**WORK INSTRUCTIONS**
Pick out each line containing the string "this".

**INPUT DATA**
┄┄┄┄┄┄┄┄┄┄┄┄┄┄┄┄┄┄┄┄

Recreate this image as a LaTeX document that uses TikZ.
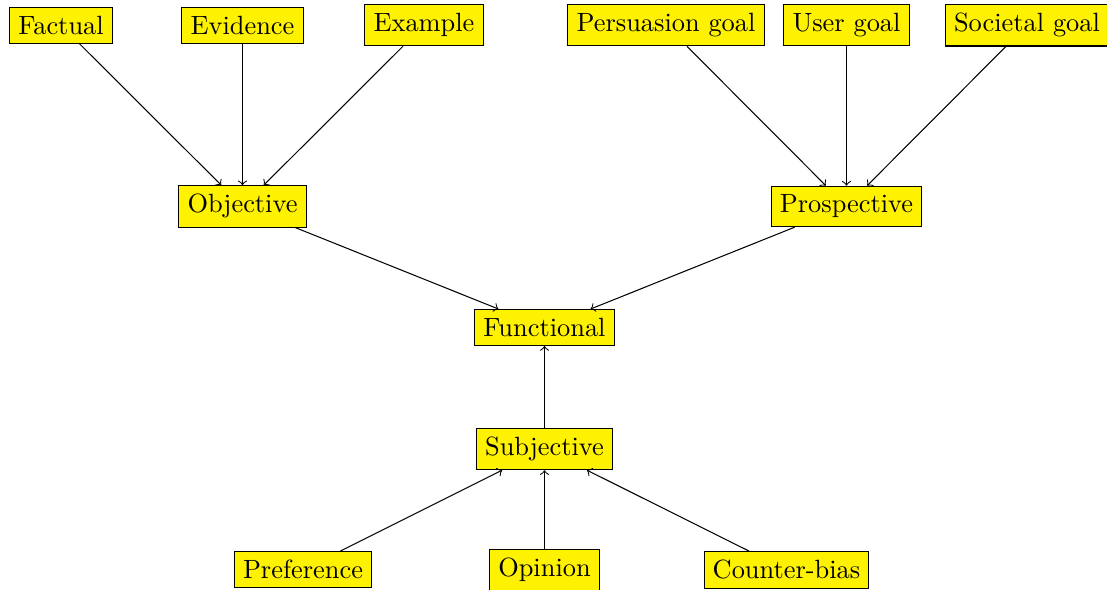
\documentclass[tikz,border=0pt]{standalone}
\usetikzlibrary{positioning}
\tikzset{
  fbox/.style={draw=black,fill=yellow,rectangle,font=\fontsize{10.15pt}{12pt}\selectfont},
  farrow/.style={->}
}
\begin{document}
\begin{tikzpicture}[x={(0.01352cm,0cm)},y={(0cm,-0.01352cm)}]
\useasboundingbox (0,0) rectangle (1107,590);
\pgfmathsetmacro{\ytop}{25.3}
\pgfmathsetmacro{\ymid}{206.4}
\pgfmathsetmacro{\ybot}{569.8}
\node[fbox] (factual) at (61,\ytop) {Factual};
\node[fbox] (evidence) at (242.5,\ytop) {Evidence};
\node[fbox] (example) at (424,\ytop) {Example};
\node[fbox] (persuasion) at (666,\ytop) {Persuasion goal};
\node[fbox] (usergoal) at (846.5,\ytop) {User goal};
\node[fbox] (societal) at (1027,\ytop) {Societal goal};
\node[fbox] (objective) at (242.5,\ymid) {Objective};
\node[fbox] (prospective) at (846.5,\ymid) {Prospective};
\node[fbox] (functional) at (544.5,327.5) {Functional};
\node[fbox] (subjective) at (544.5,449) {Subjective};
\node[fbox] (preference) at (303,\ybot) {Preference};
\node[fbox] (opinion) at (544.5,\ybot) {Opinion};
\node[fbox] (counterbias) at (786.5,\ybot) {Counter-bias};
\foreach \a in {factual,evidence,example} \draw[farrow] (\a) -- (objective);
\foreach \a in {persuasion,usergoal,societal} \draw[farrow] (\a) -- (prospective);
\foreach \a in {objective,prospective,subjective} \draw[farrow] (\a) -- (functional);
\foreach \a in {preference,opinion,counterbias} \draw[farrow] (\a) -- (subjective);
\end{tikzpicture}
\end{document}
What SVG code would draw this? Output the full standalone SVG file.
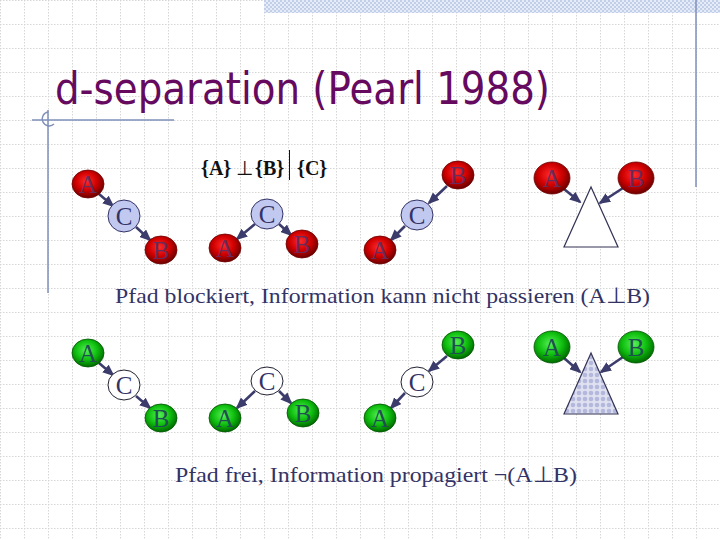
<svg xmlns="http://www.w3.org/2000/svg" width="720" height="540" viewBox="0 0 720 540">
<defs>
<style>
.rule{stroke:#7f8fb8;stroke-width:1.5;fill:none}
.red{fill:url(#gRed);stroke:#700000;stroke-width:0.8}
.grn{fill:url(#gGrn);stroke:#005500;stroke-width:0.8}
.cb{fill:#c2c9f0;stroke:#333366;stroke-width:1}
.cw{fill:#ffffff;stroke:#222233;stroke-width:1}
.lr{font-family:"Liberation Serif","Times New Roman",serif;font-size:25px;fill:#6a2a5a;text-anchor:middle}
.lg{font-family:"Liberation Serif","Times New Roman",serif;font-size:25px;fill:#1f5050;text-anchor:middle}
.lc{font-family:"Liberation Serif","Times New Roman",serif;font-size:25px;fill:#333366;text-anchor:middle}
.cap{font-family:"Liberation Serif","Times New Roman",serif;font-size:22px;fill:#333366}
.edge line{stroke:#3c3c6c;stroke-width:2.6;marker-end:url(#ah)}
.tri{stroke:#333355;stroke-width:1.2}
</style>
<pattern id="grid" width="24" height="24" patternUnits="userSpaceOnUse">
<path d="M0 0.5H24M0.5 0V24" stroke="#d6d6d6" stroke-width="1" stroke-dasharray="1.5 1.5" fill="none"/>
</pattern>
<pattern id="check" width="4" height="4" patternUnits="userSpaceOnUse">
<rect width="4" height="4" fill="#e6ecf7"/>
<rect width="2" height="2" fill="#c2cfe9"/>
<rect x="2" y="2" width="2" height="2" fill="#c2cfe9"/>
</pattern>
<pattern id="dots" width="6" height="6" patternUnits="userSpaceOnUse">
<rect width="6" height="6" fill="#dfe1f1"/>
<circle cx="3" cy="3" r="2.3" fill="#b3b8dc"/>
</pattern>
<radialGradient id="gRed" cx="45%" cy="40%" r="60%">
<stop offset="0" stop-color="#ff2a2a"/>
<stop offset="0.55" stop-color="#d00000"/>
<stop offset="1" stop-color="#6a0000"/>
</radialGradient>
<radialGradient id="gGrn" cx="45%" cy="40%" r="60%">
<stop offset="0" stop-color="#55f055"/>
<stop offset="0.55" stop-color="#10c010"/>
<stop offset="1" stop-color="#006a00"/>
</radialGradient>
<marker id="ah" markerUnits="userSpaceOnUse" markerWidth="12" markerHeight="10" viewBox="0 0 12 10" refX="10" refY="5" orient="auto">
<path d="M0 0L12 5L0 10z" fill="#3c3c6c"/>
</marker>
</defs>
<rect width="720" height="540" fill="#ffffff"/>
<rect width="720" height="540" fill="url(#grid)"/>
<rect x="264" y="0" width="456" height="13" fill="url(#check)"/>
<g id="decor">
<line class="rule" x1="696" y1="0" x2="696" y2="187"/>
<line class="rule" x1="32" y1="120" x2="174" y2="120"/>
<line class="rule" x1="48" y1="110" x2="48" y2="293"/>
<path class="rule" d="M48 112A7 7 0 1 0 54 124" stroke-width="1"/>
</g>
<text id="title" x="55" y="104" font-family="'DejaVu Sans',Verdana,sans-serif" font-size="44" fill="#660a60" textLength="495" lengthAdjust="spacingAndGlyphs">d-separation (Pearl 1988)</text>
<g id="formula" font-family="'Liberation Serif','Times New Roman',serif" fill="#111111">
<text x="201" y="175" font-size="20" font-weight="bold">{A}</text>
<text x="236" y="175" font-size="20">⊥</text>
<text x="255" y="175" font-size="20" font-weight="bold">{B}</text>
<line x1="289.5" y1="150" x2="289.5" y2="180" stroke="#111111" stroke-width="1"/>
<text x="297" y="175" font-size="20" font-weight="bold">{C}</text>
</g>
<g id="connectors" class="edge">
<line x1="99" y1="194" x2="113" y2="206"/>
<line x1="136" y1="227" x2="150" y2="240"/>
<line x1="255" y1="224" x2="237" y2="239"/>
<line x1="279" y1="224" x2="291" y2="235"/>
<line x1="447" y1="186" x2="429" y2="203"/>
<line x1="405" y1="226" x2="391" y2="240"/>
<line x1="564" y1="189" x2="580" y2="202"/>
<line x1="623" y1="188" x2="600" y2="203"/>
<line x1="99" y1="363" x2="113" y2="375"/>
<line x1="136" y1="396" x2="150" y2="408"/>
<line x1="255" y1="391" x2="237" y2="408"/>
<line x1="279" y1="391" x2="291" y2="403"/>
<line x1="447" y1="356" x2="429" y2="371"/>
<line x1="405" y1="393" x2="391" y2="408"/>
<line x1="564" y1="358" x2="580" y2="372"/>
<line x1="623" y1="357" x2="601" y2="372"/>
</g>
<g id="top1">
<g id="t1A"><ellipse class="red" cx="88" cy="184" rx="16" ry="14"/><text class="lr" x="88" y="193">A</text></g>
<g id="t1C"><ellipse class="cb" cx="124" cy="216" rx="16" ry="16"/><text class="lc" x="124" y="225">C</text></g>
<g id="t1B"><ellipse class="red" cx="161" cy="250" rx="16" ry="14"/><text class="lr" x="161" y="259">B</text></g>
</g>
<g id="top2">
<g id="t2C"><ellipse class="cb" cx="267" cy="214" rx="16" ry="15"/><text class="lc" x="267" y="223">C</text></g>
<g id="t2A"><ellipse class="red" cx="225" cy="248" rx="16" ry="14"/><text class="lr" x="225" y="257">A</text></g>
<g id="t2B"><ellipse class="red" cx="302" cy="244" rx="16" ry="14"/><text class="lr" x="302" y="253">B</text></g>
</g>
<g id="top3">
<g id="t3B"><ellipse class="red" cx="458" cy="175" rx="16" ry="14"/><text class="lr" x="458" y="184">B</text></g>
<g id="t3C"><ellipse class="cb" cx="417" cy="215" rx="16" ry="15"/><text class="lc" x="417" y="224">C</text></g>
<g id="t3A"><ellipse class="red" cx="380" cy="250" rx="16" ry="14"/><text class="lr" x="380" y="259">A</text></g>
</g>
<g id="top4">
<g id="t4A"><ellipse class="red" cx="552" cy="178" rx="18" ry="16"/><text class="lr" x="552" y="187">A</text></g>
<g id="t4B"><ellipse class="red" cx="636" cy="178" rx="18" ry="16"/><text class="lr" x="636" y="187">B</text></g>
<g id="t4T"><polygon class="tri" points="591,187 564,247 618,247" fill="#ffffff"/></g>
</g>
<text id="cap1" class="cap" x="115" y="303" textLength="535" lengthAdjust="spacingAndGlyphs">Pfad blockiert, Information kann nicht passieren (A⊥B)</text>
<g id="bot1">
<g id="b1A"><ellipse class="grn" cx="88" cy="353" rx="16" ry="14"/><text class="lg" x="88" y="362">A</text></g>
<g id="b1C"><ellipse class="cw" cx="124" cy="385" rx="16" ry="15"/><text class="lc" x="124" y="394">C</text></g>
<g id="b1B"><ellipse class="grn" cx="161" cy="418" rx="16" ry="14"/><text class="lg" x="161" y="427">B</text></g>
</g>
<g id="bot2">
<g id="b2C"><ellipse class="cw" cx="267" cy="381" rx="16" ry="14"/><text class="lc" x="267" y="390">C</text></g>
<g id="b2A"><ellipse class="grn" cx="225" cy="418" rx="16" ry="14"/><text class="lg" x="225" y="427">A</text></g>
<g id="b2B"><ellipse class="grn" cx="303" cy="413" rx="16" ry="14"/><text class="lg" x="303" y="422">B</text></g>
</g>
<g id="bot3">
<g id="b3B"><ellipse class="grn" cx="458" cy="345" rx="16" ry="14"/><text class="lg" x="458" y="354">B</text></g>
<g id="b3C"><ellipse class="cw" cx="417" cy="382" rx="16" ry="15"/><text class="lc" x="417" y="391">C</text></g>
<g id="b3A"><ellipse class="grn" cx="380" cy="418" rx="16" ry="14"/><text class="lg" x="380" y="427">A</text></g>
</g>
<g id="bot4">
<g id="b4A"><ellipse class="grn" cx="552" cy="347" rx="18" ry="16"/><text class="lg" x="552" y="356">A</text></g>
<g id="b4B"><ellipse class="grn" cx="636" cy="347" rx="18" ry="16"/><text class="lg" x="636" y="356">B</text></g>
<g id="b4T"><polygon class="tri" points="591,353 564,414 618,414" fill="url(#dots)"/></g>
</g>
<text id="cap2" class="cap" x="175" y="482" textLength="402" lengthAdjust="spacingAndGlyphs">Pfad frei, Information propagiert ¬(A⊥B)</text>
</svg>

┄┄┄┄┄┄┄┄┄┄┄┄┄┄┄┄┄┄┄┄

**COMPLETED TASK**
Recreate this image as a LaTeX document that uses TikZ.
What SVG code would draw this? Output the full standalone SVG file.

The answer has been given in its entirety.